New signing James Maddison, bought from Leicester City for £45 million pounds (RM56.3 million), would now be easily worth £100 million on the strength of his performance in the first four EPL games alone.

This guy is potentially the next Gazza, constantly weaving himself throughout the field, making plays out of nothing and even helping himself to two goals in the past month.

Speaking of new signings, against Burnley two weekends ago another new attacking midfielder, Manor Solomon, was introduced and immediately made an impact through two assists to Son Heung-Min (who scored a hat-trick).

Fresh faces, fresh mentality, fresh culture, fresh football. And the results so far have proved that “Angeball” (a delightful term summing up Postecoglou’s influence on Spurs’ game) isn’t a fad.

The fans are loving what they see, the commentators are singing Postecoglou’s praises and even Robbie Williams sang a short song about Ange!

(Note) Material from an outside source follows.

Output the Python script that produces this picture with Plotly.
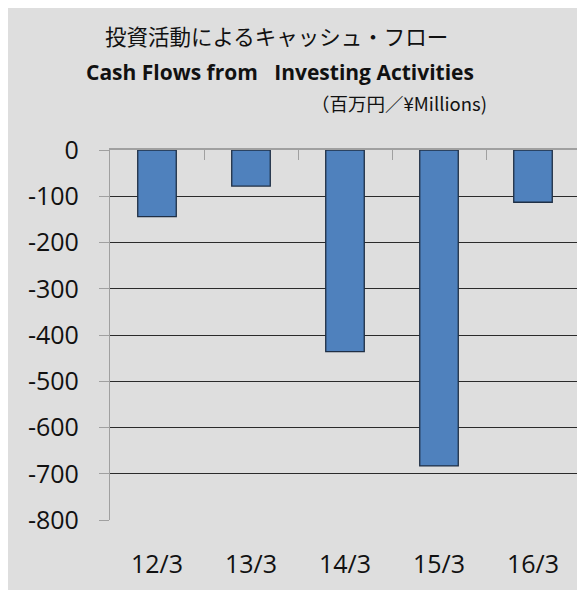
import plotly.graph_objects as go

categories = ["12/3", "13/3", "14/3", "15/3", "16/3"]
values = [-144, -78, -436, -683, -113]
y_ticks = [0, -100, -200, -300, -400, -500, -600, -700, -800]
y_tick_text = ["0", "-100", "-200", "-300", "-400", "-500", "-600", "-700", "-800"]
boundaries = [-0.5, 0.5, 1.5, 2.5, 3.5, 4.5]

title_jp = "投資活動によるキャッシュ・フロー"
title_en = "Cash Flows from&nbsp;&nbsp; Investing Activities"
unit_label = "（百万円／¥Millions)"

# page offset of the figure (browser body margin)
OFF = 8
W, H = 577, 582
L, R, T, B = 110 - OFF, 5, 150 - OFF, 70
pw, ph = W - L - R, H - T - B


def px_x(page_x):
    return (page_x - OFF - L) / pw


def px_y(page_y):
    return 1 - (page_y - OFF - T) / ph


fig = go.Figure()
fig.add_trace(go.Bar(
    x=categories, y=values,
    marker=dict(color="#4f81bd", line=dict(color="#1f2f45", width=1.3)),
    xaxis="x", yaxis="y", hoverinfo="x+y",
))
# invisible helper so the top boundary-tick axis is drawn
fig.add_trace(go.Scatter(
    x=[boundaries[0], boundaries[-1]], y=[y_ticks[0], y_ticks[0]],
    mode="lines", line=dict(width=0), opacity=0, hoverinfo="skip",
    xaxis="x2", yaxis="y",
))

GRAY = "#dedede"
num_font = dict(family="Open Sans, Lato, sans-serif", size=25, color="#111111")

fig.update_layout(
    width=W, height=H,
    margin=dict(l=L, r=R, t=T, b=B, autoexpand=False),
    paper_bgcolor=GRAY,
    plot_bgcolor=GRAY,
    showlegend=False,
    bargap=0.59,
    xaxis=dict(
        type="category", categoryorder="array", categoryarray=categories,
        range=[-0.5, 4.5], showline=False, showgrid=False, zeroline=False,
        ticks="", tickfont=num_font, ticklabelstandoff=27, automargin=False,
    ),
    xaxis2=dict(
        overlaying="x", anchor="y", side="top", range=[-0.5, 4.5],
        tickmode="array", tickvals=boundaries, showticklabels=False,
        ticks="inside", ticklen=10, tickcolor="#a0a0a0", tickwidth=1.3,
        showline=True, linecolor="#a0a0a0", linewidth=1.5,
        showgrid=False, zeroline=False, automargin=False,
    ),
    yaxis=dict(
        range=[-800, 0], tickmode="array", tickvals=y_ticks, ticktext=y_tick_text,
        showline=True, linecolor="#a0a0a0", linewidth=1.3,
        ticks="outside", ticklen=10, tickcolor="#a0a0a0", tickwidth=1.3,
        showgrid=True, gridcolor="#2a2a2a", gridwidth=1.3,
        zeroline=False, tickfont=num_font, ticklabelstandoff=15, automargin=False,
    ),
    annotations=[
        dict(text=title_jp, xref="paper", yref="paper",
             x=px_x(276), y=px_y(35), xanchor="center", yanchor="middle",
             showarrow=False,
             font=dict(family="Noto Sans CJK JP", size=21.5, color="#111111")),
        dict(text="<b>" + title_en + "</b>", xref="paper", yref="paper",
             x=px_x(280), y=px_y(72), xanchor="center", yanchor="middle",
             showarrow=False,
             font=dict(family="Open Sans, Lato, sans-serif", size=21, color="#111111")),
        dict(text=unit_label, xref="paper", yref="paper",
             x=px_x(489), y=px_y(103), xanchor="right", yanchor="middle",
             showarrow=False,
             font=dict(family="Noto Sans CJK JP", size=18.5, color="#111111")),
    ],
)

fig.write_html("out.html")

I can’t foresee the future. I don’t know how far Angeball can take Tottenham. They may lose the next four matches and Postecoglou may be fired before Christmas. Or Tottenham may win their first trophy in a million years next year.

Whatever the case, I and every Tottenham fan can only hope the spirit behind Robbie William’s jingle keeps groovin’ on:

And through it ALL!

We’ll play the way we want to, with big Ange Postecoglou (whether I’m right or wrong)

It’s big Ange BALL!

So you can keep your Pochettino, Conte and Mourinho (and even Christian Gross)

Everywhere we go... we’re lovin’ big Ange instead.

Note 1: Tottenham has, at least on two occasions, fired their manager after barely two months or so after the start of the league. The latest was Nuno Espírito Santo but before that Juande Ramos was let go very early in the 2008-2009 season when he managed only two points in eight games.

This is the personal opinion of the columnist.